Они начинают спускаться. В днище «воксхолла» стучат камешки. Кейс замечает, что поселок окружен колючей проволокой.
– Бывший учебный полигон, – говорит Нгеми. – Какая-то из спецслужб, либо разведка, либо контрразведка. Скорее всего контрразведка. А сейчас здесь тренируют служебных собак, если верить Хоббсу.
– Кто тренирует?
– Черт их знает. Неприятное место.
Кейс понятия не имеет, где они находятся. В Борнмуте? Или в Ливерпуле?
Нгеми сворачивает на едва заметную заросшую дорогу. Колеса расплескивают бурые лужи.
Между лесом и колючей проволокой припарковано несколько трейлеров, семь или восемь. Выглядят они почти так же заброшенно, как и кирпичный поселок, хотя сразу видно, что это две разные структуры.
– Он здесь живет?
– Да.
– Что это такое?
– Цыганские семьи. Хоббс арендует трейлер у цыган.
– Вы их видели? Цыган?
– Нет. – Нгеми останавливает машину. – Ни разу.
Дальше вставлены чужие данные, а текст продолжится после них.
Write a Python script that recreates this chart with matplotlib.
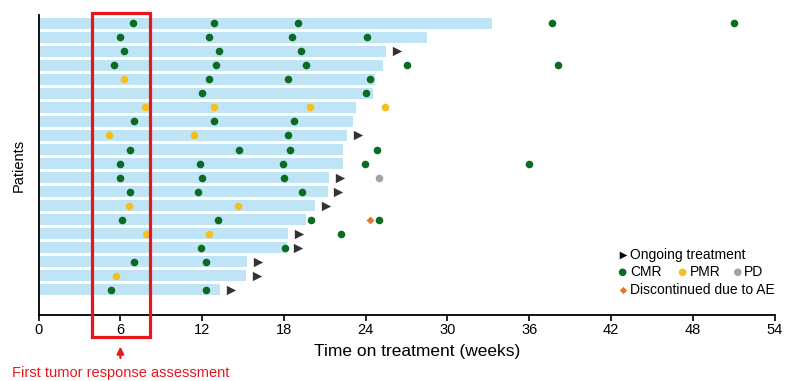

Кейс замечает большой квадратный знак – лист расслоившейся фанеры на цинковой трубе. Печатные буквы, черным по белому:
МИНИСТЕРСТВО ОБОРОНЫ.
ОХРАНЯЕМЫЙ ОБЪЕКТ.
ВХОД СТРОГО ЗАПРЕЩЕН.
НАРУШИТЕЛИ БУДУТ
ЗАДЕРЖАНЫ И НАКАЗАНЫ
В СООТВЕТСТВИИ С ЗАКОНОМ
29
Протокол
Нгеми вылезает из машины, потягивается, скрипит курткой. Потом забирает с заднего сиденья пестрый саквояж. Кейс тоже выходит.
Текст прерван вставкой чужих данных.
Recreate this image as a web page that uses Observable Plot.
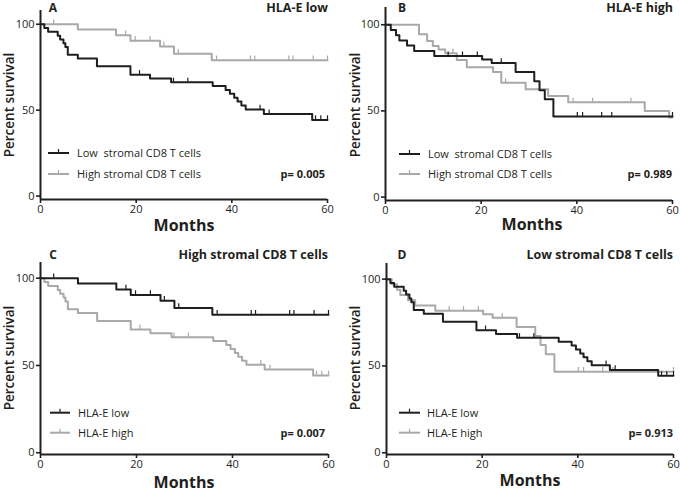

Здесь тихо; даже птицы не поют.
– Почему не слышно собак?
Она смотрит на безмолвные кирпичные здания, окруженные колючей проволокой, которая натянута между квадратными бетонными столбами. Все очень старое, словно давно умершее. Построено, наверное, еще перед войной.
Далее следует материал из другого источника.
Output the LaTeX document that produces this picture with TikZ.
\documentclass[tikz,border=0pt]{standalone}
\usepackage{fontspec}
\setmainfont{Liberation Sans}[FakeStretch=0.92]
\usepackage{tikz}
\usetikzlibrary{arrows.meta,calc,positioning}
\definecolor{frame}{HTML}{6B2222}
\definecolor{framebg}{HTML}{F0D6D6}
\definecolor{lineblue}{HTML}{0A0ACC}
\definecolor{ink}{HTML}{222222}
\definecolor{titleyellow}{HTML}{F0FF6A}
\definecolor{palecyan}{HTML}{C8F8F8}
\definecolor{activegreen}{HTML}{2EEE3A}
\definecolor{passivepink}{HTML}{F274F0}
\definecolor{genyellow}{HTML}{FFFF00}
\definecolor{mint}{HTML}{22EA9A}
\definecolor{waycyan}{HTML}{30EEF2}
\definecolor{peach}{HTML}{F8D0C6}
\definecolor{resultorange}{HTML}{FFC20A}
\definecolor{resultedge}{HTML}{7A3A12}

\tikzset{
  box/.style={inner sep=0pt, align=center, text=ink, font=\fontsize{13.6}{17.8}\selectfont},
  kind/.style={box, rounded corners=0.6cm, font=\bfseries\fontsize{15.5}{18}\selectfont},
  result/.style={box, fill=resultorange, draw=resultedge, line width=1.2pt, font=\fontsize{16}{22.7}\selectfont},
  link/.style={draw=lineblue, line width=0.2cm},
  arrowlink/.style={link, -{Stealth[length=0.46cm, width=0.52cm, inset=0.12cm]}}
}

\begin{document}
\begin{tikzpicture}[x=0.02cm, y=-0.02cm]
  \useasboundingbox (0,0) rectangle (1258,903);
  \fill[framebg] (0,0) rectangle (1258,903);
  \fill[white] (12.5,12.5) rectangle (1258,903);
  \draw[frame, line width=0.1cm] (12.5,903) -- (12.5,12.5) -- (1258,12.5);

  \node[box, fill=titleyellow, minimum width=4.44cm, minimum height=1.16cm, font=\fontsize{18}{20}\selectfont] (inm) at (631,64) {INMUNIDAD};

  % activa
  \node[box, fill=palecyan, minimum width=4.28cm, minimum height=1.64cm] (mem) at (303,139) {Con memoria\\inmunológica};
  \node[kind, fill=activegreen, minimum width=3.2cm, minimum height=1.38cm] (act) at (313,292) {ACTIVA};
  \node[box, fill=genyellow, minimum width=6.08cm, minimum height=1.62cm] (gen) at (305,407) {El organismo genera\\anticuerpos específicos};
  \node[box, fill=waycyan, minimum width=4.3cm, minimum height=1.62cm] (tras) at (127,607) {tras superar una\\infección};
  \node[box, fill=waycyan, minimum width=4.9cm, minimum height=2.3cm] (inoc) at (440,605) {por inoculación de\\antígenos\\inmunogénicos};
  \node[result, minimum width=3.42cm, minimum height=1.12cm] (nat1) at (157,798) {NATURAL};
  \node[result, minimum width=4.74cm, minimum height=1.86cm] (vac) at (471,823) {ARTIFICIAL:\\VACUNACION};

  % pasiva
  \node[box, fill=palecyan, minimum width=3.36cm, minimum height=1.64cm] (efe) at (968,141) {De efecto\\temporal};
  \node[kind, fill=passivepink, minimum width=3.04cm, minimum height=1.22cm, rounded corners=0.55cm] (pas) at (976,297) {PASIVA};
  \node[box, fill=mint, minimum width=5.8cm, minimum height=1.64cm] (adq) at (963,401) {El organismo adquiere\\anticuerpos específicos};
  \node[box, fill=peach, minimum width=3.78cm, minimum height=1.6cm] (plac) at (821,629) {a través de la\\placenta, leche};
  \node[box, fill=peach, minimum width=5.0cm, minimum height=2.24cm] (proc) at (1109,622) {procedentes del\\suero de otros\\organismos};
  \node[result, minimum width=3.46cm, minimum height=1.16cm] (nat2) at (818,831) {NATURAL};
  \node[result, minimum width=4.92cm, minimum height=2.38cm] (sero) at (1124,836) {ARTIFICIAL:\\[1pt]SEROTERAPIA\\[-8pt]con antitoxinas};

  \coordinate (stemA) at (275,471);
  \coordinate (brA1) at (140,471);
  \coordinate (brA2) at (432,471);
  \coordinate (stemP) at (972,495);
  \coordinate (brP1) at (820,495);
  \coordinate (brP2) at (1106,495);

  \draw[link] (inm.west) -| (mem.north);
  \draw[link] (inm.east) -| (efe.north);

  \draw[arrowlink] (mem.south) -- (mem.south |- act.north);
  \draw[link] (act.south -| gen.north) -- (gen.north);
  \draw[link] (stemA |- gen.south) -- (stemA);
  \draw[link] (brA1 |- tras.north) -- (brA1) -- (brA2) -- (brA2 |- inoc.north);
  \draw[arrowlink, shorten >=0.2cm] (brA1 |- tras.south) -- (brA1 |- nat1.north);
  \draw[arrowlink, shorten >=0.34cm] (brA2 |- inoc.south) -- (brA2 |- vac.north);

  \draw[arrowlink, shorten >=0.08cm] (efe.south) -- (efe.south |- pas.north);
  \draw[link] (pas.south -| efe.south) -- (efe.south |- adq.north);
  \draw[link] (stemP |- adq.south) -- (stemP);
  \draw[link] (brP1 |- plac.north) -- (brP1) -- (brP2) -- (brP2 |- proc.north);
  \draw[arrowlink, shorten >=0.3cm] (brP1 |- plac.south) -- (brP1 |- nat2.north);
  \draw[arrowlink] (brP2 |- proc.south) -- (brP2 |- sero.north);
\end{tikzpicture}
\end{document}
– Их никогда не слышно, – хмуро отвечает Нгеми.
Выбравшись на тропинку, он шагает, разбрызгивая мелкие лужи. На ногах у него черные шнурованные ботинки «Доктор Мартенс», обязательный элемент экипировки первых панков, впоследствии разжалованный в дешевую обывательскую обувку.
Неподстриженная трава, дикий кустарник, усыпанный маленькими желтыми цветами. Нгеми направляется к ближайшему зазеркальному трейлеру, Кейс идет следом. Трейлер покрашен в два цвета: верхняя часть бежевая, нижняя темно-красная, с вмятинами и потеками. Плоская крыша в центре слегка приподнята, как на детских рисунках Ноева ковчега. К задней стенке привинчен потемневший квадрат зазеркального номера. Непохоже, чтобы на этом трейлере в последнее время куда-то ездили. Колеса, если они еще остались, скрыты в густой траве. Кейс замечает, что все окна наглухо забиты листами оцинкованного железа.
– Эй, Хоббс! – негромко окликает Нгеми. – Хоббс, это Нгеми!
Подождав, он подходит ближе. Приоткрытая дверь тоже покрашена в два цвета. Похоже, ее вообще невозможно закрыть до конца.
– Эй, Хоббс! – Нгеми поднимает руку и тихо стучит.
– Пошел вон! – раздается изнутри слабый, болезненный голос, пронизанный безграничной усталостью.
– Я пришел за арифмометрами, – говорит Нгеми. – Надо завершить сделку с японцем. Я принес деньги, твою долю.
– Сука.
Баранов пинком распахивает дверь – похоже, не вставая с места. Черный прямоугольник входа кажется нарисованным.